The luciferian non serviam first suggests the slavery as a violent degradation. Perhaps the thought goes like this:
1.) Who wills your happiness necessarily more wills it than who wills it contingently.
2.) Always follow the rule of the one who more wills your happiness.
3.) Creature X necessarily wills the happiness of X.
4.) God wills the happiness of creature X contingently on the mysterious counsels of His will.
Submit to God’s mysterious will? NO! we need more assurances! I’ll follow God so far as it is good for me. What, this is a mortal sin? Well then, mortal sin is the only reasonable path to take. Everything else is to degrade yourself by handing your life over to one demonstratively less interested in your flourishing than you are.

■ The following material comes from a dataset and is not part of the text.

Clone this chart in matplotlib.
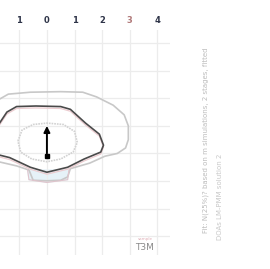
import numpy as np
import matplotlib
matplotlib.use("Agg")
import matplotlib.pyplot as plt

# tick labels along the top
x_ticks = [-1, 0, 1, 2, 3, 4]
x_tick_labels = ["1", "0", "1", "2", "3", "4"]
y_ticks = [0, 1, 2, 3, 4, 5, 6, 7]

# contour outlines (data units)
outer_x = [-1.75, -1.4, -0.6, 0.5, 1.3, 1.8, 2.4, 2.8, 2.95, 2.95, 2.85, 2.55, 2.1, 1.55, 0.85, 0.75, 0.5, 0.0, -0.5, -0.65, -1.1, -1.75]
outer_y = [2.05, 1.85, 1.78, 1.76, 1.78, 1.95, 2.25, 2.6, 3.0, 3.5, 3.8, 4.0, 4.1, 4.35, 4.55, 4.85, 4.97, 4.99, 4.97, 4.6, 4.45, 4.3]

dark_x = [-1.75, -1.45, -1.1, -0.4, 0.5, 0.85, 1.4, 1.9, 2.05, 1.95, 1.35, 0.75, 0.0, -0.6, -1.35, -1.75]
dark_y = [2.95, 2.5, 2.3, 2.28, 2.3, 2.4, 2.9, 3.3, 3.7, 3.95, 4.2, 4.5, 4.68, 4.5, 4.15, 4.05]

inner_x = [-1.05, -0.9, -0.5, 0.0, 0.6, 1.0, 1.1, 0.95, 0.5, 0.0, -0.55, -0.95, -1.05]
inner_y = [3.55, 3.15, 2.95, 2.9, 2.95, 3.2, 3.6, 3.95, 4.2, 4.3, 4.2, 3.95, 3.55]

cup_x = [-0.7, -0.65, 0.0, 0.75, 0.8]
cup_y = [4.6, 4.95, 5.05, 4.95, 4.6]

arrow_x = [0.0, 0.0]
arrow_y = [4.1, 2.9]

fig = plt.figure(figsize=(2.70, 2.69), dpi=100)
ax = fig.add_axes([0, 0.052, 170 / 270, 0.836])
ax.set_xlim(-1.70, 4.46)
ax.set_ylim(7.68, -0.47)

ax.set_xticks(x_ticks)
ax.set_xticklabels(x_tick_labels)
ax.set_yticks(y_ticks)
ax.xaxis.tick_top()
ax.tick_params(axis="x", length=0, pad=4, labelsize=6, colors="#2e3448")
ax.tick_params(axis="y", length=0, labelleft=False)
for lbl in ax.get_xticklabels():
    lbl.set_fontweight("bold")
ax.get_xticklabels()[4].set_color("#b07878")
ax.grid(True, color="#ececec", linewidth=0.9)
for s in ax.spines.values():
    s.set_visible(False)

ax.fill(cup_x, cup_y, color="#e6f2f8", zorder=1)
ax.plot(outer_x, outer_y, color="#c8c8c8", lw=1.2, zorder=2)
ax.plot(np.array(dark_x), np.array(dark_y) + 0.07, color="#ecccd0", lw=0.9, zorder=2)
ax.plot(dark_x, dark_y, color="#4a4a4a", lw=1.2, zorder=3)
ax.plot(inner_x, inner_y, color="#d2d2d2", lw=1.2, ls=(0, (1, 0.6)), zorder=2)
ax.plot(cup_x, cup_y, color="#e0c4cc", lw=0.8, zorder=2)

ax.annotate("", xy=(arrow_x[1], arrow_y[1]), xytext=(arrow_x[0], arrow_y[0]),
            arrowprops=dict(arrowstyle="-|>", color="black", lw=1.4, mutation_scale=9),
            zorder=5)
ax.plot(arrow_x[0], arrow_y[0], "s", color="black", ms=2.3, zorder=5)

fig.text(145 / 270, 1 - 248 / 269, "T3M", fontsize=6.5, color="#8a8a8a",
         ha="center", va="center")
fig.text(145 / 270, 1 - 239 / 269, "sample", fontsize=3, color="#e0b0b8",
         ha="center", va="center")

fig.text(206 / 270, 1 - 233 / 269,
         "Fit: N(25%)? based on m simulations, 2 stages, fitted",
         fontsize=5, color="#bcbcbc", rotation=90, ha="center", va="bottom")
fig.text(220 / 270, 1 - 240 / 269, "DOAs LM-PMM solution 2",
         fontsize=5, color="#c8c8c8", rotation=90, ha="center", va="bottom")

fig.savefig("out.png", dpi=100)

But where is the lie in all this?
Obviously, the first lie would be the belief that your labors – or even your own person – weren’t justly God’s right. This explains things, but it seems to miss the point of the argument just given, which questions how acting in accord with this justice could ever be reasonable when we necessarily will our own happiness but God need not.

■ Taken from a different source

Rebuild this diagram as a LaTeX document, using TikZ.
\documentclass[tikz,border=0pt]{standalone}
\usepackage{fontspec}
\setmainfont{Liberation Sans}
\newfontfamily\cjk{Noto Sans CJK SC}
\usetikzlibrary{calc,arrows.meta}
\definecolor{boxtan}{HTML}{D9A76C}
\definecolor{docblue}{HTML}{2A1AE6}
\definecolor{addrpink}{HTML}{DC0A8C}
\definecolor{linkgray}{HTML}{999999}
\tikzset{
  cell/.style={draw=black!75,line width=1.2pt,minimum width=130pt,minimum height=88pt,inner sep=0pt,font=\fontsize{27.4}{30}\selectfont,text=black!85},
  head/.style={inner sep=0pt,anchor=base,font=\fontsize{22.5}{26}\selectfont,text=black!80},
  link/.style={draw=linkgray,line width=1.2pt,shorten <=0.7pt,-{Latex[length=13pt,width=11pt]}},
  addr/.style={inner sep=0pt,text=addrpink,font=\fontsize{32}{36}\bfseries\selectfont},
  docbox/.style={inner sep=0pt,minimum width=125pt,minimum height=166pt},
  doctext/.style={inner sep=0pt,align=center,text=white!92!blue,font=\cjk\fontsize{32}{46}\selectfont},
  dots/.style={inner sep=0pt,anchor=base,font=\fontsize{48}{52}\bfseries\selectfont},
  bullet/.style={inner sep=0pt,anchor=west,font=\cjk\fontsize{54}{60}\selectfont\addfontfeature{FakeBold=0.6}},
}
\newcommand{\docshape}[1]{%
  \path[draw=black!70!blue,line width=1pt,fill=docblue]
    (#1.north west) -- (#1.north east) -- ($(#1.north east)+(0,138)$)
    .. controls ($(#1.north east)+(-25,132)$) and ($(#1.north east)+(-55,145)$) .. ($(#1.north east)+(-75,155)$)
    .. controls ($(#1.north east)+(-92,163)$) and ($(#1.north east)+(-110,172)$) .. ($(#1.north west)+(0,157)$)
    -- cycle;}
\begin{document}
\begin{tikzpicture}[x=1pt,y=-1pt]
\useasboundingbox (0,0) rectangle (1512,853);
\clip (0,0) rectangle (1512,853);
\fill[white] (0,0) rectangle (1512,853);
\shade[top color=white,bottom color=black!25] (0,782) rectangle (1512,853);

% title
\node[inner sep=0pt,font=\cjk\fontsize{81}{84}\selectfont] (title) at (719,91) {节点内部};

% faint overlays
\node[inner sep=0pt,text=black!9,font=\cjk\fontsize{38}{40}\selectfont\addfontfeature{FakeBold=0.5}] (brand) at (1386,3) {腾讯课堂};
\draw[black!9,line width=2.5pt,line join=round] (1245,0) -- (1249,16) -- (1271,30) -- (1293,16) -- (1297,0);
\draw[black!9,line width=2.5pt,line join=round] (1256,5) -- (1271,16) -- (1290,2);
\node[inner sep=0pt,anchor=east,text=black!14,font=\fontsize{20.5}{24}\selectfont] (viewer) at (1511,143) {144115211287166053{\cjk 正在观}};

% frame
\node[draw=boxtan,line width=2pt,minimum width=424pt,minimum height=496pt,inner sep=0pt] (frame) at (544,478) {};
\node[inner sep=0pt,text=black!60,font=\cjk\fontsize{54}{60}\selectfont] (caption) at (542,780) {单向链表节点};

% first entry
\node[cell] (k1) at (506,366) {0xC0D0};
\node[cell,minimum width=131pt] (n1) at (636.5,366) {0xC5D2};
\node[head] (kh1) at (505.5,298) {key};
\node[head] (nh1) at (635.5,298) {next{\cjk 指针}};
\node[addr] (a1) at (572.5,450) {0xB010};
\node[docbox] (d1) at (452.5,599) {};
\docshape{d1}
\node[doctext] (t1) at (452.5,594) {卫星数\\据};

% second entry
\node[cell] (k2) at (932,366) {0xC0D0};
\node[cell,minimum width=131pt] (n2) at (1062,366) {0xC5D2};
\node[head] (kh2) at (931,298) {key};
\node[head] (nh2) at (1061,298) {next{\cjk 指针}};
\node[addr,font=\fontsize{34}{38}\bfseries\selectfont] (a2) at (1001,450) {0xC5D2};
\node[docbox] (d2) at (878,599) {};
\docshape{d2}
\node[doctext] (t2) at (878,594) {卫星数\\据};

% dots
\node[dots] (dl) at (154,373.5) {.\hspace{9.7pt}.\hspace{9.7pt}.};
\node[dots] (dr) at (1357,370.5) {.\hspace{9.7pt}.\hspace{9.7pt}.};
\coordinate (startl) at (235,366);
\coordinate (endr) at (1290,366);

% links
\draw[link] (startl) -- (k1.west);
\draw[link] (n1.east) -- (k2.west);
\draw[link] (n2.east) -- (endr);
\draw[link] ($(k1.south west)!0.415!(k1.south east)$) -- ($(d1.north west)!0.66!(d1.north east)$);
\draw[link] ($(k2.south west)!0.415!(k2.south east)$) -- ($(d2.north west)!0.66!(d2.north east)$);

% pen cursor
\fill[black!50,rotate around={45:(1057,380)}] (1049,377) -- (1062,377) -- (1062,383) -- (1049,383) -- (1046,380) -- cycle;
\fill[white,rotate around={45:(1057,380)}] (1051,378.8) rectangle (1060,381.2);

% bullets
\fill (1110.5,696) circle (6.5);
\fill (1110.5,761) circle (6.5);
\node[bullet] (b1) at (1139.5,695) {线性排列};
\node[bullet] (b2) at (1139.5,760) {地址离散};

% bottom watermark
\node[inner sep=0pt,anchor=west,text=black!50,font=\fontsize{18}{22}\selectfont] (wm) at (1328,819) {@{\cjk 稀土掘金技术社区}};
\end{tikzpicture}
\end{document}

But that last claim is wrong. We will our own happiness by nature and nature is ian aspect of the divine mind given to things. We will our own happiness only because God willed the same thing first and continues to do so. It’s a mistake to see God’s will as if it is wholly alien to our own desire when our desire itself is simply one way in which things participate in the divine will itself.
More importantly, the luciferian non serviam is properly a denial of grace for the sake of one’s proper nature, but in a supreme irony, to reject grace to to reject the only thing that can elevate one out of the servitude to God. I no longer call you servants but friends. We are right to see something less than perfect in servitude to God, even though this servitude is entirely just and good in itself, but this is precisely what God is seeking to remedy by the gift of grace. The luciferian non serviam is exactly what made him a slave twice over, not just by the natural state of owing all to God but to be enslaved as a punishment against his will.
*If we stick on the purely angelic level we will have to explain the angelic fall apart from speculative error, which will make it too difficult for what I’m trying to do here. So I’ll understand the Luciferian non serviam to some extent from within the human order, namely, to the extent that the argument requires imputing speculative error ro the act.